Cholecalciferol, or Vitamin D3 is a fat soluble, steroidal hormone, that is sometimes mis-represented as a ‘vitamin, or enzyme co-factor.’ The precursors to Vitamin that is found in food, and production of Vitamin D3 from these precursors requires exposure to UV light, found in abundant sunshine.
Vitamin D exists in several inactive precursor forms, each with a different level of activity. The liver and kidney are involved in the production of active vitamin D.
The major biologic function of vitamin D is to maintain normal blood levels of calcium and phosphorus. Essential to calcium absorption, vitamin D helps to form and maintain strong bones, but the many other actions of Vitamin D are far more interesting. Acting on the cell nucleus, Vitamin D is involved in genetic expression, and it is in this role that it is important in the immune system and in the prevention of cancer.
Current research indicates vitamin D deficiency is involved in prevention of seventeen varieties of cancer as well as heart disease, stroke, hypertension, autoimmune diseases, diabetes, depression, chronic pain, osteoarthritis, osteoporosis, muscle weakness, muscle wasting, birth defects, and periodontal disease.
What is important to note about Cholecalciferol is that deficiencies haves been found to cause colon, breast and prostate cancer, a variety of auto-immune diseases(1), and the doses necessary to prevent these disorders is approximately 5 times the minimum daily requirement or “RDA.”
The reduction in the incidence of breast cancer, alone, is estimated to be 50%.(2) Recommended intake of Vitamin D3 is thought to be 2000 IU/day, or more. Thought to decrease the risk of type 1 diabetes, cardiovascular heart disease and autoimmune diseases, the ‘safe or desired’ blood level of Vitamin D is being reconsidered. (3) Direct association between the incidence of MS has been seen in a homogenous population in Australia (4), and serum Vitamin D levels were found to be a risk factor in the development of multiple sclerosis.(5)
Vitamin D is a selective regulator of the immune system, and therapeutic use has been demonstrated to inhibit the development of autoimmune diseases, (6) and Vitamin D has been shown to decrease the risk of developing MS by 40%(7)
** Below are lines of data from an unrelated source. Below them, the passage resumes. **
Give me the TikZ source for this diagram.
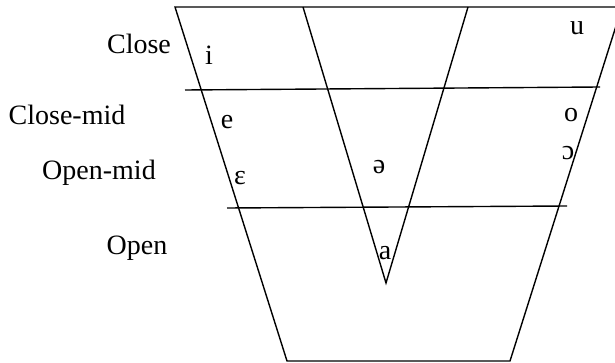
\documentclass[tikz,border=0pt]{standalone}
\usepackage{fontspec}
\setmainfont{Liberation Serif}
\tikzset{
  chart/.style={line width=1.4pt},
  height label/.style={font=\fontsize{28}{32}\selectfont, inner sep=0pt},
  vowel/.style={font=\fontsize{28}{32}\selectfont, inner sep=0pt}
}
\begin{document}
\begin{tikzpicture}[x=1pt,y=-1pt]
\useasboundingbox (0,0) rectangle (615,363);
\coordinate (tl) at (175,7);
\coordinate (tr) at (622,7);
\coordinate (bl) at (287,361);
\coordinate (br) at (510,361);
\coordinate (vl) at (303,7);
\coordinate (vr) at (468,7);
\coordinate (vb) at (386,283);
\coordinate (cm1) at (185,90);
\coordinate (cm2) at (600,87);
\coordinate (op1) at (227,208);
\coordinate (op2) at (567,206);
\draw[chart] (tl) -- (tr) -- (br) -- (bl) -- cycle;
\draw[chart] (vl) -- (vb) -- (vr);
\draw[chart] (cm1) -- (cm2);
\draw[chart] (op1) -- (op2);
\node[height label] (close) at (139,44) {Close};
\node[height label] (closemid) at (67,115) {Close-mid};
\node[height label] (openmid) at (99,173) {Open-mid};
\node[height label] (open) at (137,248) {Open};
\node[vowel] (i) at (209,55) {i};
\node[vowel] (e) at (227,122) {e};
\node[vowel] (eps) at (240,178) {ɛ};
\node[vowel] (schwa) at (379,167) {ə};
\node[vowel] (a) at (385,253) {a};
\node[vowel] (u) at (577,28) {u};
\node[vowel] (o) at (571,115) {o};
\node[vowel] (openo) at (568,153) {ɔ};
\end{tikzpicture}
\end{document}
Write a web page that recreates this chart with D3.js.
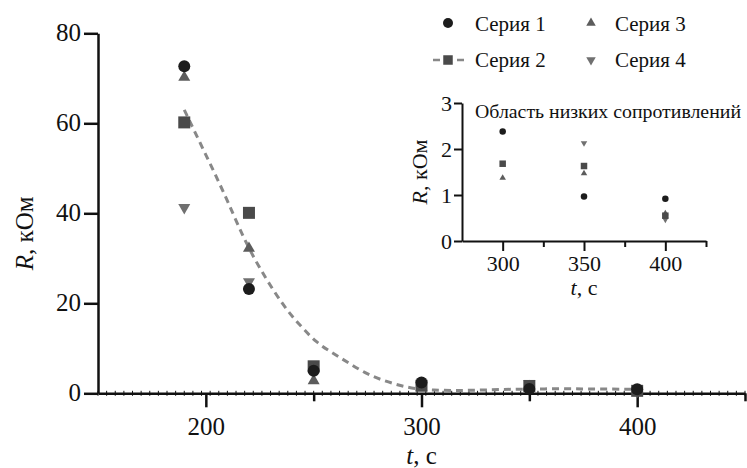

As educated and reasonable practitioners, we should be fast to recognizing the risk-reward ratio of the use of Vitamin D, in this way.
Information is becoming increasingly available on the importance of cholecalciferol. In recommending this to your patients, it is of vital importance that they use the proper form, which is labeled “Vitamin D-3.”
NOTE: Vitamin D is lipid soluble and should be taken with oil. Fish oil capsules work well. The recommended daily dosage is 2000 IU per day, and it can be expected to cause some dyspepsia, initially.
- Peterlik M & Cross HS: Dysfunction of the vitamin D endocrine system as common cause for multiple malignant and other chronic diseases. Anticancer Res: 26(4A: 2581-9, 2006.
- Garland CF, Gorham ED, Morhr SB et al: Vitamin D and prevention of breast cancer: Pooled analysis. J Steroid Biochem Mol Biol 103:(3-5):703-11, 2007.
- Holick MF: Vitamin D: important for prevention of osteoporosis, cardiovascular heart disease, type 1 diabetes, autoimmune diseases, and some cancers. South Med J 10:1024-7, 2005.
- Tajouri L, Ovcaric M, Curtain R, et al: Variation in the vitamin D receptor gene is associated with multiple sclerosis in an Australian population. J Neurogenet 19:25-38, 2005.
- Munger KL, Levin LI, Hollis BW et al: Serum 25-hydroxyvitamin D levels and risk of multiple sclerosis. JAMA 23:2832-8, 2006.
- Cantorna MT, and Mahan BD: D-hormone and the immune system. J Rheumatol Suppl 76:22-10, 2005.
- Brown SJ: The role of vitamin D in multiple sclerosis. Ann Pharmacother 6:1158-61, 2006.